If you put it in a taco, chances are, I’ll come running. And if you add pico de gallo and avocado, you better watch out because I’m coming in hot!
Sautéed purslane is the main filling here, so these are vegetarian-friendly.
I like to pile mine with cotija cheese, but you can leave it out if you’re making this vegan.
I love foraging for food! If you do too, this wild salad is an excellent use of the fruits of your labor.
This bed of succulent purslane leaves gets fixed up with flavorful Mediterranean ingredients, like salty kalamata olives, cucumber, grape tendrils, and feta.
It also has a hint of stonecrop, which is a type of herb that adds a nice peppery finish.
Healthy and fresh, this zesty bowl is a fantastic summer soup.
It’s served gazpacho style, so it’s eaten cold, making it super refreshing.

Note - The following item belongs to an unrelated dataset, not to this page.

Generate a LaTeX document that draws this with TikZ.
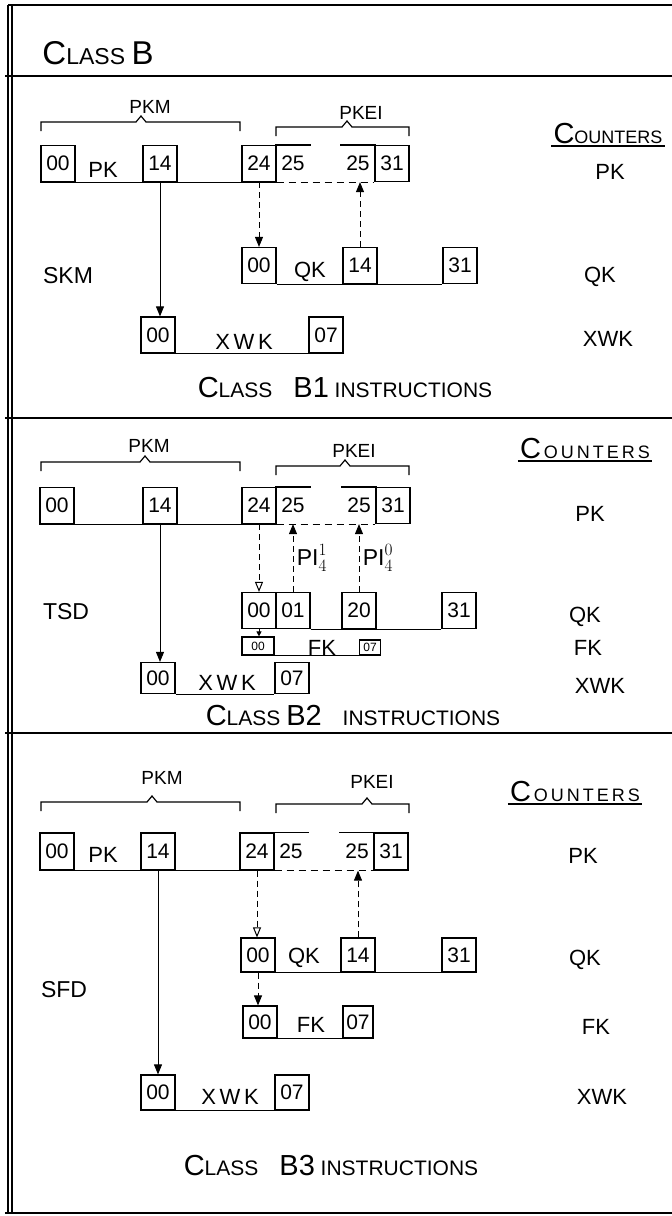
\documentclass[tikz,border=0pt]{standalone}
\usepackage{fontspec}
\setmainfont{Liberation Sans}
\usepackage{tikz}
\usetikzlibrary{arrows.meta}
\newcommand{\capbig}[1]{{\fontsize{29}{29}\selectfont #1}}
\newcommand{\regbrace}[4]{\draw[regline] (#1,#4+9) -- (#1,#4) -- (#3-5,#4) -- (#3,#4-6) -- (#3+5,#4) -- (#2,#4) -- (#2,#4+9);}
\tikzstyle{cell} = [draw, line width=1.2pt, minimum width=34pt, minimum height=36pt, inner sep=0pt, font=\fontsize{21}{21}\selectfont]
\tikzstyle{opencell} = [cell, draw=none]
\tikzstyle{smallcell} = [cell, minimum width=32pt, minimum height=18pt, font=\fontsize{12}{12}\selectfont]
\tikzstyle{regname} = [font=\fontsize{22}{22}\selectfont]
\tikzstyle{ctrname} = [font=\fontsize{22}{22}\selectfont]
\tikzstyle{ctrhead} = [font=\fontsize{18}{18}\selectfont, inner sep=2pt]
\tikzstyle{opname} = [font=\fontsize{23}{23}\selectfont]
\tikzstyle{field} = [font=\fontsize{19}{19}\selectfont]
\tikzstyle{piname} = [font=\fontsize{23}{23}\selectfont]
\tikzstyle{heading} = [font=\fontsize{21}{21}\selectfont]
\tikzstyle{regline} = [line width=1.2pt]
\tikzstyle{dregline} = [regline, dash pattern=on 7pt off 5pt]
\tikzstyle{rule} = [line width=1.6pt]
\tikzstyle{xfer} = [line width=1pt, -{Triangle[length=10pt,width=8pt]}]
\tikzstyle{dxfer} = [xfer, dash pattern=on 6pt off 4pt]
\tikzstyle{oxfer} = [line width=1pt, dash pattern=on 6pt off 4pt, -{Triangle[open,length=10pt,width=8pt]}]

\begin{document}
\begin{tikzpicture}[x=1pt, y=-1pt]
	\useasboundingbox (0,0) rectangle (672,1216);
	\draw[rule] (8,5) -- (672,5);
	\draw[rule] (5,76) -- (672,76);
	\draw[rule] (5,418) -- (672,418);
	\draw[rule] (5,733) -- (672,733);
	\draw[rule] (5,1213) -- (672,1213);
	\draw[rule] (8,5) -- (8,1213);
	\draw[rule] (12,5) -- (12,1213);

	\node[heading, font=\fontsize{23}{23}\selectfont] (hdr) at (98,53) {{\fontsize{33}{33}\selectfont C}LASS {\fontsize{33}{33}\selectfont B}};

	\regbrace{41}{240}{141}{122}
	\regbrace{276}{409}{347}{127}
	\node[field] (b1pkm) at (150,107) {PKM};
	\node[field] (b1pkei) at (361,113) {PKEI};
	\node[ctrhead, anchor=south] (b1ctr) at (608,146) {\capbig{C}OUNTERS};
	\draw[regline] (b1ctr.south west) -- (b1ctr.south east);
	\node[cell] (b1pk00) at (58,163.5) {00};
	\node[regname] (b1pkname) at (103,170) {PK};
	\node[cell] (b1pk14) at (160,163.5) {14};
	\node[cell] (b1pk24) at (259,163.5) {24};
	\node[opencell] (b1pk25a) at (293,163.5) {25};
	\node[opencell] (b1pk25b) at (358,163.5) {25};
	\node[cell] (b1pk31) at (392,163.5) {31};
	\draw[regline] (b1pk00.south west) -- (b1pk24.south east);
	\draw[dregline] (b1pk24.south east) -- (b1pk31.south west);
	\draw[regline] (b1pk25a.north west) -- (b1pk25a.north east);
	\draw[regline] (b1pk25b.north west) -- (b1pk25b.north east);
	\node[cell] (b1qk00) at (259,265.5) {00};
	\node[regname] (b1qkname) at (310,272) {QK};
	\node[cell] (b1qk14) at (360,265.5) {14};
	\node[cell] (b1qk31) at (460,265.5) {31};
	\draw[regline] (b1qk00.south east) -- (b1qk31.south west);
	\node[cell] (b1xwk00) at (158,335) {00};
	\node[regname] (b1xwkname) at (244,342) {X\,W\,K};
	\node[cell] (b1xwk07) at (326,335) {07};
	\draw[regline] (b1xwk00.south east) -- (b1xwk07.south west);
	\draw[xfer] (b1pk14.south) -- (b1pk14.south |- b1xwk00.north);
	\draw[dxfer] (b1pk24.south) -- (b1pk24.south |- b1qk00.north);
	\draw[dxfer] (b1qk14.north) -- (b1qk14.north |- b1pk25b.south);
	\node[opname] (b1op) at (68,276) {SKM};
	\node[ctrname] (b1ctrpk) at (610,172) {PK};
	\node[ctrname] (b1ctrqk) at (600,277) {QK};
	\node[ctrname] (b1ctrxwk) at (608,339) {XWK};
	\node[heading] (b1title) at (345,388) {\capbig{C}LASS\quad\capbig{B1} INSTRUCTIONS};

	\regbrace{41}{240}{145}{462}
	\regbrace{276}{409}{345}{466}
	\node[field] (b2pkm) at (149,446) {PKM};
	\node[field] (b2pkei) at (354,451) {PKEI};
	\node[ctrhead, anchor=south] (b2ctr) at (585,461) {\capbig{C}\,O\,U\,N\,T\,E\,R\,S};
	\draw[regline] (b2ctr.south west) -- (b2ctr.south east);
	\node[cell] (b2pk00) at (57,505.5) {00};
	\node[cell] (b2pk14) at (160,505.5) {14};
	\node[cell] (b2pk24) at (259,505.5) {24};
	\node[opencell] (b2pk25a) at (293,505.5) {25};
	\node[opencell] (b2pk25b) at (359,505.5) {25};
	\node[cell] (b2pk31) at (393,505.5) {31};
	\draw[regline] (b2pk00.south west) -- (b2pk24.south east);
	\draw[dregline] (b2pk24.south east) -- (b2pk31.south west);
	\draw[regline] (b2pk25a.north west) -- (b2pk25a.north east);
	\draw[regline] (b2pk25b.north west) -- (b2pk25b.north east);
	\node[cell] (b2qk00) at (259,610.5) {00};
	\node[cell] (b2qk01) at (293,610.5) {01};
	\node[cell] (b2qk20) at (359,610.5) {20};
	\node[cell] (b2qk31) at (459,610.5) {31};
	\draw[regline] (b2qk01.south east) -- (b2qk31.south west);
	\node[smallcell] (b2fk00) at (258,646) {00};
	\node[regname] (b2fkname) at (322,648) {FK};
	\node[smallcell, minimum width=21pt, minimum height=15pt] (b2fk07) at (370,647.5) {07};
	\draw[regline] (b2fk00.south east) -- (b2fk07.south west);
	\node[cell, minimum height=31pt] (b2xwk00) at (158,678) {00};
	\node[regname] (b2xwkname) at (227,683) {X\,W\,K};
	\node[cell, minimum height=31pt] (b2xwk07) at (292,678) {07};
	\draw[regline] (b2xwk00.south east) -- (b2xwk07.south west);
	\draw[xfer] (b2pk14.south) -- (b2pk14.south |- b2xwk00.north);
	\draw[oxfer] (b2pk24.south) -- (b2pk24.south |- b2qk00.north);
	\draw[dxfer] (b2qk01.north) -- (b2qk01.north |- b2pk25a.south) node[piname, right, pos=0.5] {$\mathrm{PI}_4^1$};
	\draw[dxfer] (b2qk20.north) -- (b2qk20.north |- b2pk25b.south) node[piname, right, pos=0.5] {$\mathrm{PI}_4^0$};
	\draw[xfer, -{Triangle[length=5pt,width=5pt]}] (b2qk00.south) -- (b2qk00.south |- b2fk00.north);
	\node[opname] (b2op) at (66,612) {TSD};
	\node[ctrname] (b2ctrpk) at (590,514) {PK};
	\node[ctrname] (b2ctrqk) at (585,617) {QK};
	\node[ctrname] (b2ctrfk) at (588,648) {FK};
	\node[ctrname] (b2ctrxwk) at (600,686) {XWK};
	\node[heading] (b2title) at (353,716) {\capbig{C}LASS \capbig{B2}\quad INSTRUCTIONS};

	\regbrace{41}{240}{152}{802}
	\regbrace{276}{409}{367}{804}
	\node[field] (b3pkm) at (162,778) {PKM};
	\node[field] (b3pkei) at (372,782) {PKEI};
	\node[ctrhead, anchor=south] (b3ctr) at (575,804) {\capbig{C}\,O\,U\,N\,T\,E\,R\,S};
	\draw[regline] (b3ctr.south west) -- (b3ctr.south east);
	\node[cell, minimum height=37pt] (b3pk00) at (57,851.5) {00};
	\node[regname] (b3pkname) at (103,855) {PK};
	\node[cell, minimum height=37pt] (b3pk14) at (158,851.5) {14};
	\node[cell, minimum height=37pt] (b3pk24) at (257,851.5) {24};
	\node[opencell, minimum height=37pt] (b3pk25a) at (291,851.5) {25};
	\node[opencell, minimum height=37pt] (b3pk25b) at (357,851.5) {25};
	\node[cell, minimum height=37pt] (b3pk31) at (391,851.5) {31};
	\draw[regline] (b3pk00.south west) -- (b3pk24.south east);
	\draw[dregline] (b3pk24.south east) -- (b3pk31.south west);
	\draw[regline] (b3pk25a.north west) -- (b3pk25a.north east);
	\draw[regline] (b3pk25b.north west) -- (b3pk25b.north east);
	\node[cell, minimum height=34pt] (b3qk00) at (258,955) {00};
	\node[regname] (b3qkname) at (304,958) {QK};
	\node[cell, minimum height=34pt] (b3qk14) at (358,955) {14};
	\node[cell, minimum height=34pt] (b3qk31) at (459,955) {31};
	\draw[regline] (b3qk00.south east) -- (b3qk31.south west);
	\node[cell, minimum height=32pt] (b3fk00) at (260,1022) {00};
	\node[regname] (b3fkname) at (311,1025) {FK};
	\node[cell, minimum width=30pt, minimum height=32pt] (b3fk07) at (358,1022) {07};
	\draw[regline] (b3fk00.south east) -- (b3fk07.south west);
	\node[cell, minimum height=35pt] (b3xwk00) at (158,1092.5) {00};
	\node[regname] (b3xwkname) at (230,1097) {X\,W\,K};
	\node[cell, minimum height=35pt] (b3xwk07) at (292,1092.5) {07};
	\draw[regline] (b3xwk00.south east) -- (b3xwk07.south west);
	\draw[xfer] (b3pk14.south) -- (b3pk14.south |- b3xwk00.north);
	\draw[oxfer] (b3pk24.south) -- (b3pk24.south |- b3qk00.north);
	\draw[dxfer] (b3qk14.north) -- (b3qk14.north |- b3pk25b.south);
	\draw[dxfer] (b3qk00.south) -- (b3qk00.south |- b3fk00.north);
	\node[opname] (b3op) at (64,990) {SFD};
	\node[ctrname] (b3ctrpk) at (583,856) {PK};
	\node[ctrname] (b3ctrqk) at (585,960) {QK};
	\node[ctrname] (b3ctrfk) at (596,1027) {FK};
	\node[ctrname] (b3ctrxwk) at (602,1097) {XWK};
	\node[heading] (b3title) at (331,1166) {\capbig{C}LASS\quad\capbig{B3} INSTRUCTIONS};
\end{tikzpicture}
\end{document}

I find it also fills me up nicely without that weighed-down feeling.
Fattoush is one of my favorite salads, and it’s a great use of purslane.
I love the touch of sweet pomegranate molasses and the burst of mint.
This one calls for Lebanese flatbread, but use any day-old bread you have sitting around the kitchen.
Kulfa dal is an Indian dish featuring legumes and purslane.
Like all versions of dal, it has an aromatic spice blend that infuses just a few simple ingredients with a surprising amount of flavor.
Serve a flatbread or naan with this one because you’ll want to soak up every last bite.